A preference center typically is a web landing page that lets users subscribe and unsubscribe to emails, as well as giving them a chance to inform you of the types of communications they wish to receive and how often they would like to receive them. Another useful feature is an email change of address form. If your site uses passwords, a password changing field can be included as well.
A preference page can inform users about different services or resources of which they may not be aware and allow them to sign up for them. For example, you can allow users to check off boxes to receive newsletters or special offers, access whitepapers, receive webinar invites or subscribe to your blog. Some preference centers include fields for providing profile information, such as gender, birthdate, company, job title, special interests and more.
Rather than having them opt out anonymously and simply disappear, steering users to a preference center gives you an opportunity to persuade them to stay or to feel better about reconnecting in the future. By presenting a list of reasons they can check off, you can learn why users are unsubscribing.
A preference center gives the customer control over the content they receive and information they provide and gives you valuable feedback about who your customers are and what they like and dislike.
A well-conceived preference center can generate good will, additional revenues and higher customer retention rates. However, as many marketers have learned, a badly conceived preference center can backfire and alienate customers rather than delighting them.
Preference centers have gained a bad reputation among some marketers because of unmet expectations, poor user responses and what is perceived as negligible business value. As Silverpop VP Loren McDonald relates, “Many email marketers love to hate the preference center.”
The problem, as he and other analysts point out, is usually not in having a preference center per se, but in the way the preference center has been implemented. On Email Insider, McDonald describes a litany of worst practices that can undermine the effectiveness of a preference center, many of which are annoying and frustrating design elements that cause users to flee. Knowing these preference center pitfalls can help you avoid and correct them.

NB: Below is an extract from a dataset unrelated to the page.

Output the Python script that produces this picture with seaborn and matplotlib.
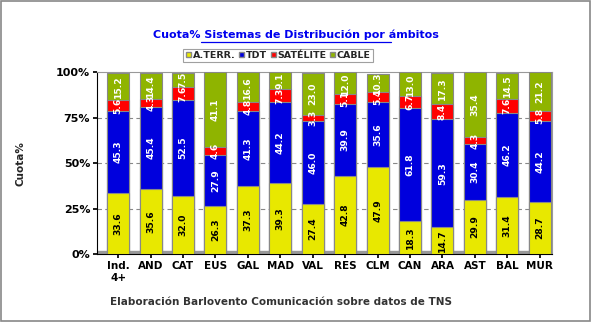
import matplotlib
matplotlib.use("Agg")
import matplotlib.pyplot as plt
import seaborn as sns
import numpy as np
import pandas as pd
from matplotlib.patches import Rectangle, Patch

categories = ["Ind.\n4+", "AND", "CAT", "EUS", "GAL", "MAD", "VAL", "RES", "CLM", "CAN", "ARA", "AST", "BAL", "MUR"]
aterr =    [33.6, 35.6, 32.0, 26.3, 37.3, 39.3, 27.4, 42.8, 47.9, 18.3, 14.7, 29.9, 31.4, 28.7]
tdt =      [45.3, 45.4, 52.5, 27.9, 41.3, 44.2, 46.0, 39.9, 35.6, 61.8, 59.3, 30.4, 46.2, 44.2]
satelite = [5.6, 4.3, 7.6, 4.6, 4.8, 7.3, 3.3, 5.1, 5.4, 6.7, 8.4, 4.3, 7.6, 5.8]
cable =    [15.2, 14.4, 7.5, 41.1, 16.6, 9.1, 23.0, 12.0, 10.3, 13.0, 17.3, 35.4, 14.5, 21.2]

series_names = ["A.TERR.", "TDT", "SATÉLITE", "CABLE"]
series = [aterr, tdt, satelite, cable]
colors = ["#E8E800", "#0000DD", "#FF0000", "#8FB400"]
text_colors = ["black", "white", "white", "white"]

sns.set_theme(style="white")
plt.rcParams['font.family'] = ['DejaVu Sans']

fig = plt.figure(figsize=(5.92, 3.22), dpi=100)
fig.patch.set_facecolor("white")
ax = fig.add_axes([0.164, 0.211, 0.768, 0.565])

cum = np.zeros(len(categories))
cums = []
for s in series:
    cum = cum + np.array(s)
    cums.append(cum.copy())

# draw from tallest cumulative to shortest (stacking trick)
for i in range(len(series) - 1, -1, -1):
    d = pd.DataFrame({"cat": categories, "v": cums[i]})
    sns.barplot(data=d, x="cat", y="v", color=colors[i], width=0.68,
                edgecolor="#888888", linewidth=0.8, saturation=1, ax=ax, zorder=3)

# labels
for i, s in enumerate(series):
    base = cums[i] - np.array(s)
    for j, v in enumerate(s):
        ax.text(j, base[j] + v / 2, f"{v:.1f}", rotation=90, ha="center", va="center",
                fontsize=6.6, fontweight="bold", color=text_colors[i], zorder=5)

ax.set_ylim(0, 100)
ax.set_xlim(-0.65, len(categories) - 0.63)
ax.set_yticks([0, 25, 50, 75, 100])
ax.set_yticklabels(["0%", "25%", "50%", "75%", "100%"], fontsize=8, fontweight="bold")
ax.set_xticks(range(len(categories)))
ax.set_xticklabels(categories, fontsize=7.5, fontweight="bold")
ax.tick_params(axis="both", length=3, pad=2, colors="black")
ax.tick_params(axis="x", direction="out", bottom=True)
ax.tick_params(axis="y", direction="out", left=True)
for y in [25, 50, 75]:
    ax.axhline(y, color="#888888", linestyle=(0, (4, 3)), linewidth=0.8, zorder=1)
for sp in ["top", "right"]:
    ax.spines[sp].set_color("#999999")
    ax.spines[sp].set_linewidth(0.8)
for sp in ["left", "bottom"]:
    ax.spines[sp].set_color("black")
    ax.spines[sp].set_linewidth(0.8)
ax.set_xlabel("")
ax.set_ylabel("Cuota%", fontsize=7.5, fontweight="bold", labelpad=22)
ax.add_patch(Rectangle((-0.65, 0), len(categories) + 0.1, 1.5, color="#999999", zorder=2))

# legend
handles = [Patch(facecolor=c, edgecolor="#888888", label=n) for c, n in zip(colors, series_names)]
leg = fig.legend(handles=handles, loc="center", bbox_to_anchor=(0.47, 0.828), ncol=4,
                 frameon=True, handlelength=0.55, handleheight=0.55,
                 handletextpad=0.15, columnspacing=0.4, borderpad=0.25, fancybox=False,
                 prop={"weight": "bold", "size": 6.8})
leg.get_frame().set_edgecolor("#888888")
leg.get_frame().set_linewidth(0.8)

fig.text(0.5, 0.893, "Cuota% Sistemas de Distribución por ámbitos", ha="center", va="center",
         fontsize=8, fontweight="bold", color="#0000EE")
fig.add_artist(plt.Line2D([0.339, 0.661], [0.869, 0.869], color="#0000EE", linewidth=0.9))

fig.text(0.475, 0.062, "Elaboración Barlovento Comunicación sobre datos de TNS", ha="center",
         va="center", fontsize=7.5, fontweight="bold", color="#333333")

fig.add_artist(Rectangle((0.002, 0.003), 0.995, 0.993, fill=False, edgecolor="#888888",
                         linewidth=1.2, transform=fig.transFigure))

fig.savefig("out.png", dpi=100)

Similarly, Eric V. Holtzclaw describes how a preference center can become an albatross in larger enterprises because of conflicts and complexities that arise from having multiple divisions, products, goals, stakeholders and data-handling issues. As Holtzclaw relates, projects end up being either buried or implemented halfheartedly, with diminished chances of success.
There are many forms a preference center can take and many ways to present information. The design choices you make will determine how successfully your preference center meets its goals. Thus, the overall plan and details should be well thought out before you begin to create the preference center.
Simplicity, clarity, and ease of use should be guiding principles. The categories you present to visitors should be relevant and the choices not overwhelming. The interface for selecting and providing information should be friendly rather than confusing. Presenting too much information-and asking for too much information-is generally considered a no-no. While you may want to gain an understanding of the customer by querying them, a preference center should not be a long survey.
Rather than trying to glean too much information from visitors in one big gulp, you can gather information in smaller bits in a more iterative fashion. Loren McDonald calls this “progressive profiling,” in which information is gathered during interactions on your website that ask visitors for additional data and interests in more bite-size chunks.
Rather than one preference center trying to serve a number of different newsletters, products, or other communications, it may be better to split them out and create dedicated preference centers for each individual subscription.
As email marketing moves further towards real-time targeting, user profiling and behavior monitoring, the data gathered from preference centers can be combined with other data source to create a comprehensive customer view. Most experts, recognizing the value preference centers can bring, consider them must-haves for email marketing. When preference centers go wrong, the fault, dear marketers, is usually not in the preference center, but in ourselves.